More than 650 homes in a small village near Newcastle will become the first in the UK to be heated with a mixture of hydrogen delivered over the public natural gas grid, in a landmark trial by Northern Gas Networks.
Starting at the end of the first quarter of 2021, up to 20% hydrogen will be blended into the natural gas network serving Winlaton, Gateshead.
Hydrogen, which doesn’t emit carbon dioxide when burnt and can be produced through electrolysis of water powered by renewable electricity, has been mooted as an alternative to polluting natural gas.
Currently, 85% of homes and 63% of public and commercial building are heated with natural gas. Last year, buildings were the UK’s third-largest emitter of greenhouse gas emissions, behind industry and surface transport. Decarbonising their heating will be essential to the UK’s net-zero target.
While the government has incentivised the installation of electric heat pumps and will ban the installation of gas boilers in new homes by 2025 and in all properties “by the mid-2030s,” hydrogen, which can be delivered over the existing natural gas network, has been hailed as a more top-down solution. Historically, hydrogen was included in the town gas mixtures which used to heat UK homes, until the natural gas conversion programme of the 1960s and 70s.
Several trials are underway to test the viability of hydrogen-natural gas mixtures for heating and cooking today. In Northumbria, a small number of uninhabited demonstration homes are being heated with 100% hydrogen, while 20% hydrogen has been mixed into the private gas network at Keele University in Staffordshire.
Tim Harwood, who oversees hydrogen projects at Northern Gas Networks, said the Gateshead trials are an intermediate step to public trials using 100% hydrogen. “The hydrogen blend is sort of a stepping stone towards a 100 per cent world and it will teach us a lot about how we need to do things and also helping the public acceptance as well.”
In Winlaton, resident’s appliances can use the hydrogen mixture following a check by engineers but a 100% hydrogen supply will require new boilers.
Another gas network, SGN, has secured funding from Ofgem for an experiment heating 300 homes in Levenmouth, Fife with 100% hydrogen, and Northern Gas Networks is planning a similar trial.
Meanwhile, Scotland will publish a hydrogen action plan next year, supported by £100 million of funding over the next five years.
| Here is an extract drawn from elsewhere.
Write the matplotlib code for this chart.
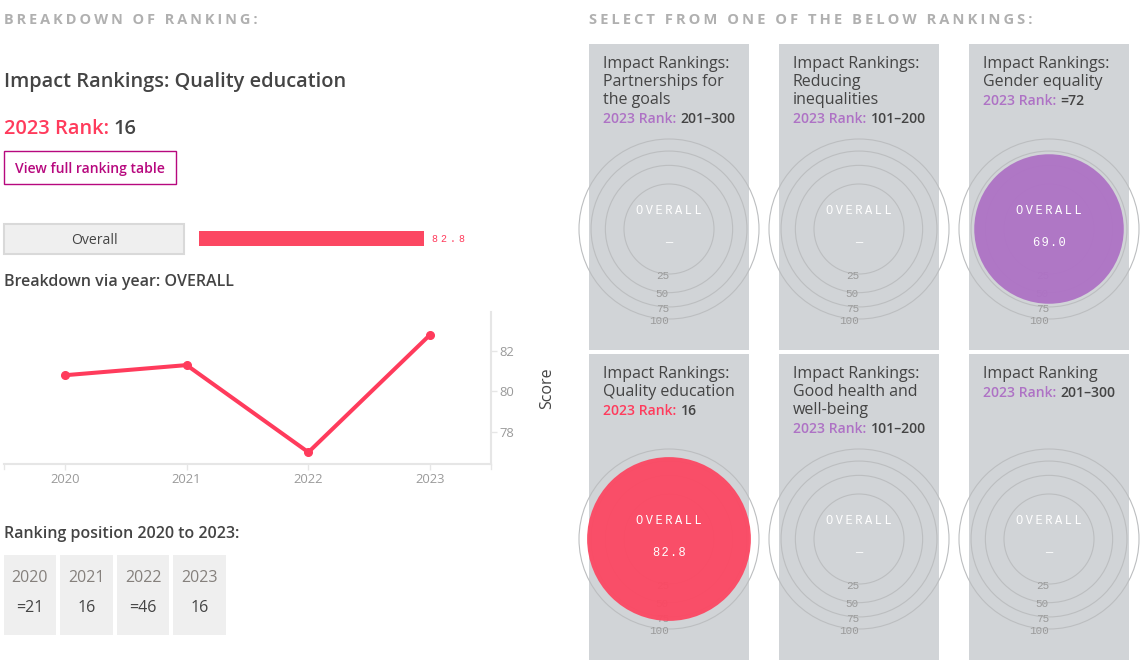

The Scottish government hopes that by the end of the decade 5GW of electrolysis capacity will produce enough hydrogen to heat 1.8 million homes and that by 2045, Scotland’s target date for net zero, 25GW will produce enough hydrogen gas for export.
However, Spanish energy company Iberdrola believes hydrogen should be prioritised for heavy industry, which has few options for decarbonisation, rather than domestic heating. Its subsidiary Scottish Power has created a new hydrogen division, devoted to supplying the gas to heavy goods vehicles, distilleries, the steel industry and users of petrochemicals and ammonia.